Column | Type | Collation | Nullable | Default
------------+--------+-----------+----------+---------
id | bigint | | not null |
session_id | uuid | | |
Indexes:
"eos_pkey" PRIMARY KEY, btree (id)
"eos_session_id_key" UNIQUE CONSTRAINT, btree (session_id)
Also, the only diff is that the constraint name is different sometimes due to the way some tables get cloned. The following is a bullet from the LIMITATIONS section in the README:
Index names are not all the same in the cloned schema since some of the tables are created with the CREATE TABLE ... (LIKE ...) construct. Those index names are automatically fabricated by PG with naming format that is prepended with table and column names separated by underscores and ending with "_idx" or "_key".

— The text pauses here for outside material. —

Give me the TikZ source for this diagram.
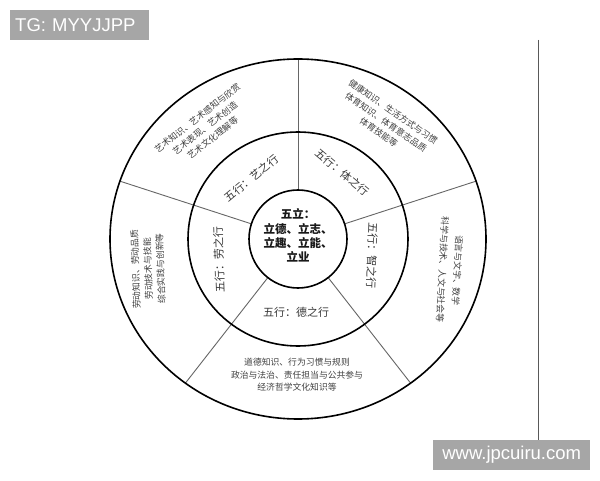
\documentclass[tikz,border=0pt]{standalone}
\usepackage{fontspec}
\setmainfont{Liberation Sans}
\newfontfamily\cjk{Noto Sans CJK SC}
\usetikzlibrary{shapes.geometric}
\begin{document}
\begin{tikzpicture}[x=1pt,y=1pt,
 ring/.style={draw=black, line width=1.6pt},
 divider/.style={draw=black!60, line width=0.9pt},
 midtxt/.style={font=\cjk\fontsize{11}{13}\selectfont, text=black!78, inner sep=0pt},
 outtxt/.style={font=\cjk\fontsize{8.8}{12.5}\selectfont, text=black!75, align=center, inner sep=0pt},
 coretxt/.style={font=\cjk\bfseries\fontsize{11.5}{14.3}\selectfont, text=black!90, align=center, inner sep=0pt},
 wmbox/.style={fill=black!35, text=white, font=\fontsize{18.5}{20}\selectfont, inner sep=0pt, minimum height=30pt}
]
\useasboundingbox (0,0) rectangle (600,480);
\fill[white] (0,0) rectangle (600,480);
\node[ellipse, minimum width=376pt, minimum height=360pt, inner sep=0pt] (outer) at (298,241) {};
\node[ellipse, minimum width=220pt, minimum height=214pt, inner sep=0pt] (middle) at (298,241) {};
\node[circle, minimum size=98pt, inner sep=0pt] (core) at (298,241) {};
\foreach \a in {90,162,18,232,308} \draw[divider] (core.\a) -- (outer.\a);
\draw[ring] (outer.center) ellipse [x radius=188, y radius=180];
\draw[ring] (middle.center) ellipse [x radius=110, y radius=107];
\draw[ring] (core.center) circle [radius=49];
\node[coretxt] (wuli) at (298,244.5) {五立：\\立德、立志、\\立趣、立能、\\立业};
\node[midtxt, rotate=40] (yi) at (251.5,302) {五行：艺之行};
\node[midtxt, rotate=-40] (ti) at (342.5,307.5) {五行：体之行};
\node[midtxt, rotate=-92] (zhi) at (372,224) {五行：智之行};
\node[midtxt, rotate=92] (lao) at (219,220) {五行：劳之行};
\node[midtxt] (de) at (296,168) {五行：德之行};
\node[outtxt, rotate=38] (yio) at (205,352) {艺术知识、艺术感知与欣赏\\艺术表现、艺术创造\\艺术文化理解等};
\node[outtxt, rotate=-35] (tio) at (386,358) {健康知识、生活方式与习惯\\体育知识、体育意志品质\\体育技能等};
\node[outtxt, rotate=-93, font=\cjk\fontsize{8.8}{15}\selectfont] (zhio) at (450,210) {语言与文字、数学\\科学与技术、人文与社会等};
\node[outtxt, rotate=92] (laoo) at (148,211) {劳动知识、劳动品质\\劳动技术与技能\\综合实践与创新等};
\node[outtxt] (deo) at (297,105) {道德知识、行为习惯与规则\\政治与法治、责任担当与公共参与\\经济哲学文化知识等};
\node[wmbox, anchor=north west, text width=129pt, inner xsep=5pt, align=left] (tg) at (10,470) {TG: MYYJJPP};
\node[wmbox, anchor=south west, minimum width=157pt] (www) at (433,10) {www.jpcuiru.com};
\coordinate (rtop) at (538,440);
\draw[black!65, line width=1pt] (rtop) -- (rtop |- www.north);
\end{tikzpicture}
\end{document}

@samodadela , any response before i close this?
I get the DDLs using IntelliJ IDEA Ultimate. I'm selecting two schemas and comparing them. Maybe that's why I'm seeing those diffs (they have a different way of generating the DDL).
Anyway because of the limitation the schemas won't be exactly the same. Problem is I have to wade through 50+ differences and check that there are any other issues. A possible workaround could be to rename the indexes to their original names after they are created?
I think I have bothered you enough. Thanks for your help and patience.
Thanks for pointing out stuff that we did fix with this ticket. Closing it now.